KENNIS, v. (-sen), het vermogen om te kennen, te onderscheiden, bewustzijn: het kleine kind begint al kennis te krijgen;

— buiten kennis zijn of liggen, zonder bewustzijn, in eene flauwte, in onmacht;
— weder bij kennis komen;
— het weten, kunde, kundigheden, verstand met kennis van zaken; van iets geen kennis hebben, het niet weten;
— dat is buiten mijne kennis geschied, buiten mijn voorweten; (ook) daar weet ik niets van;
— iem. van veel kennis, kundigheden;
— veel kennis uit een boek opdoen, veel wetenswaardigheden, kundigheden;
— eene uitgebreide kennis van iets bezitten;
— kennis is macht;
— ter algemeene kennis wordt gebracht, begin van verschillende publicaties;
— kennis van iets nemen;
— kennis der natuur, plant-, dier- en delfstofkunde;
— dat gaat mijne kennis te boven, mijn verstand, daarover kan ik niet oordeelen, daarin kan ik niet helpen, niet raadgeven;
— hebt gij daar kennis aan ? weet gij van wien dat is ? is dat niet van u ?

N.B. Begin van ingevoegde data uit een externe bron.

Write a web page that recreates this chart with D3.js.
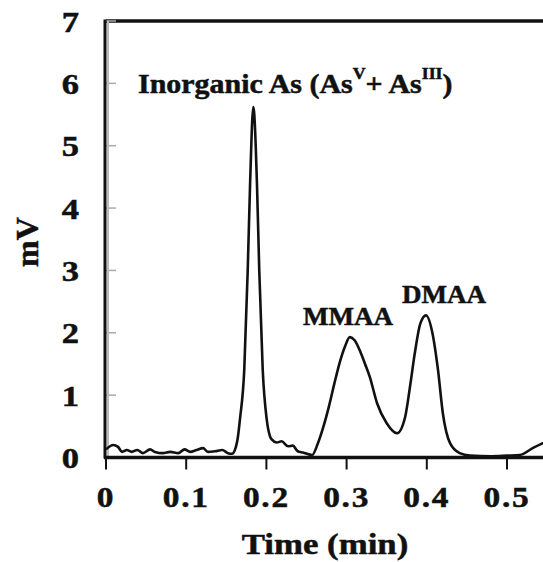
<!DOCTYPE html>
<html>
<head>
<meta charset="utf-8">
<script src="https://cdn.jsdelivr.net/npm/d3@7"></script>
<style>
    body { margin: 0; background: #fff; }
    svg { display: block; }
    text { font-family: "Liberation Serif", "Times New Roman", serif; font-weight: bold; fill: #111; stroke: #111; stroke-width: 0.5px; }
</style>
</head>
<body>
<div id="chart"></div>
<script>
// chromatogram: time (min) and signal (mV)
const times = [0.000, 0.009, 0.015, 0.020, 0.026, 0.032, 0.039, 0.046, 0.055, 0.061,
    0.071, 0.080, 0.090, 0.098, 0.105, 0.113, 0.121, 0.127, 0.136, 0.145,
    0.152, 0.157, 0.161, 0.1646, 0.167, 0.1724, 0.1767, 0.1796, 0.1837, 0.1883,
    0.1911, 0.1954, 0.2004, 0.2045, 0.2066, 0.213, 0.219, 0.227, 0.233, 0.239,
    0.2456, 0.257, 0.264, 0.271, 0.278, 0.285, 0.292, 0.298, 0.304, 0.310,
    0.317, 0.323, 0.329, 0.338, 0.350, 0.363, 0.373, 0.379, 0.385, 0.392,
    0.399, 0.408, 0.414, 0.420, 0.429, 0.441, 0.454, 0.480, 0.500, 0.516,
    0.532, 0.545, 0.560];
const signal = [0.13, 0.20, 0.17, 0.09, 0.12, 0.09, 0.12, 0.07, 0.13, 0.09,
    0.07, 0.09, 0.07, 0.13, 0.09, 0.12, 0.15, 0.09, 0.10, 0.12,
    0.07, 0.06, 0.13, 0.34, 0.61, 1.41, 3.00, 4.36, 5.62, 4.36,
    3.00, 1.41, 0.61, 0.34, 0.29, 0.24, 0.26, 0.18, 0.19, 0.10,
    0.08, 0.04, 0.22, 0.49, 0.82, 1.20, 1.55, 1.78, 1.93, 1.88,
    1.70, 1.50, 1.29, 0.87, 0.55, 0.39, 0.65, 1.13, 1.67, 2.15,
    2.28, 1.93, 1.40, 0.71, 0.23, 0.07, 0.03, 0.02, 0.03, 0.04,
    0.15, 0.23, 0.30];

const xTicks = [0, 0.1, 0.2, 0.3, 0.4, 0.5];
const xTickLabels = ["0", "0.1", "0.2", "0.3", "0.4", "0.5"];
const yTicks = [0, 1, 2, 3, 4, 5, 6, 7];

const peakNames = ["MMAA", "DMAA"];
const peakTimes = [0.2456, 0.369];   // left edge of each label
const peakLevels = [2.12, 2.47];     // baseline of each label

const width = 543, height = 562;

const svg = d3.select("#chart").append("svg")
    .attr("width", width)
    .attr("height", height);

const x = d3.scaleLinear().domain([0, 0.6]).range([106, 106 + 0.6 * 802]);
const y = d3.scaleLinear().domain([0, 7]).range([457.5, 21]);

// the print is a little wider than the font, so stretch text sideways
function wideText(parent, px, py, sx) {
    return parent.append("g")
        .attr("transform", `translate(${px},${py}) scale(${sx},1)`)
        .append("text");
}

// frame: top line and left axis
svg.append("line")
    .attr("x1", x(0)).attr("x2", x(0.6))
    .attr("y1", y(7)).attr("y2", y(7))
    .attr("stroke", "#111").attr("stroke-width", 3.5);

// y ticks (small grey marks pointing into the plot)
svg.append("g").selectAll("line")
    .data(yTicks.filter(d => d > 0))
    .enter()
    .append("line")
    .attr("x1", x(0)).attr("x2", x(0) + 10)
    .attr("y1", d => y(d)).attr("y2", d => y(d))
    .attr("stroke", "#aaa").attr("stroke-width", 1.5);

svg.append("line")
    .attr("x1", x(0) + 2).attr("x2", x(0) + 2)
    .attr("y1", y(7)).attr("y2", y(0))
    .attr("stroke", "#bbb").attr("stroke-width", 2);

svg.append("line")
    .attr("x1", x(0) - 1).attr("x2", x(0) - 1)
    .attr("y1", y(7) - 1.5).attr("y2", y(0) + 1)
    .attr("stroke", "#111").attr("stroke-width", 3);

const yLabels = svg.append("g");
yTicks.forEach(d => {
    wideText(yLabels, 79, y(d), 1.15)
        .attr("dy", "0.35em")
        .attr("text-anchor", "end")
        .style("font-size", "30px")
        .text(d);
});

// x axis
svg.append("line")
    .attr("x1", x(0) - 2).attr("x2", x(0.6))
    .attr("y1", y(0)).attr("y2", y(0))
    .attr("stroke", "#111").attr("stroke-width", 3.5);

svg.append("g").selectAll("line")
    .data(xTicks)
    .enter()
    .append("line")
    .attr("x1", d => x(d)).attr("x2", d => x(d))
    .attr("y1", y(0)).attr("y2", y(0) + 12)
    .attr("stroke", "#111").attr("stroke-width", 2);

const xLabels = svg.append("g");
xTicks.forEach((d, i) => {
    wideText(xLabels, x(d), 507, 1.15)
        .attr("text-anchor", "middle")
        .style("font-size", "29px")
        .style("letter-spacing", "1.5px")
        .text(xTickLabels[i]);
});

// trace
const line = d3.line()
    .x((d, i) => x(times[i]))
    .y(d => y(d))
    .curve(d3.curveMonotoneX);

svg.append("path")
    .datum(signal)
    .attr("d", line)
    .attr("fill", "none")
    .attr("stroke", "#111")
    .attr("stroke-width", 2.6)
    .attr("stroke-linejoin", "round");

// annotations
const inorg = wideText(svg, 138, 93, 1.11)
    .style("font-size", "27px");
inorg.append("tspan").text("Inorganic As (As");
inorg.append("tspan").attr("dy", -14).style("font-size", "16px").text("V");
inorg.append("tspan").attr("dy", 14).text("+ As");
inorg.append("tspan").attr("dy", -14).style("font-size", "16px").text("III");
inorg.append("tspan").attr("dy", 14).text(")");

const peakGroup = svg.append("g");
peakNames.forEach((name, i) => {
    wideText(peakGroup, x(peakTimes[i]), y(peakLevels[i]), 1.04)
        .style("font-size", "26px")
        .text(name);
});

// axis titles
svg.append("text")
    .attr("transform", "translate(38,242) rotate(-90)")
    .attr("text-anchor", "middle")
    .style("font-size", "32px")
    .text("mV");

wideText(svg, 325, 554, 1.16)
    .attr("text-anchor", "middle")
    .style("font-size", "30px")
    .text("Time (min)");
</script>
</body>
</html>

— het kennen van, bekendheid met een persoon kennis maken met iem., hem leeren kennen; ik zal het doen uit hoofde onzer oude kennis; kennis aan iem. hebben, met hem, haar omgaan, verkeeren, inz. als verloofden; (ook) met hem of haar sexueelen omgang hebben;
— hoe is hij met haar in kennis gekomen ? in aanraking gekomen, op welke wijze is de verloving tot stand gekomen ?;
— persoon, dien men kent, met wien men omgaat: veel kennissen hebben; wij zijn goede kennissen; dat is een oude kennis, (ook) iets wat men reeds vroeger heeft ontmoet: dit woord is een oude kennis uit het Gotisch.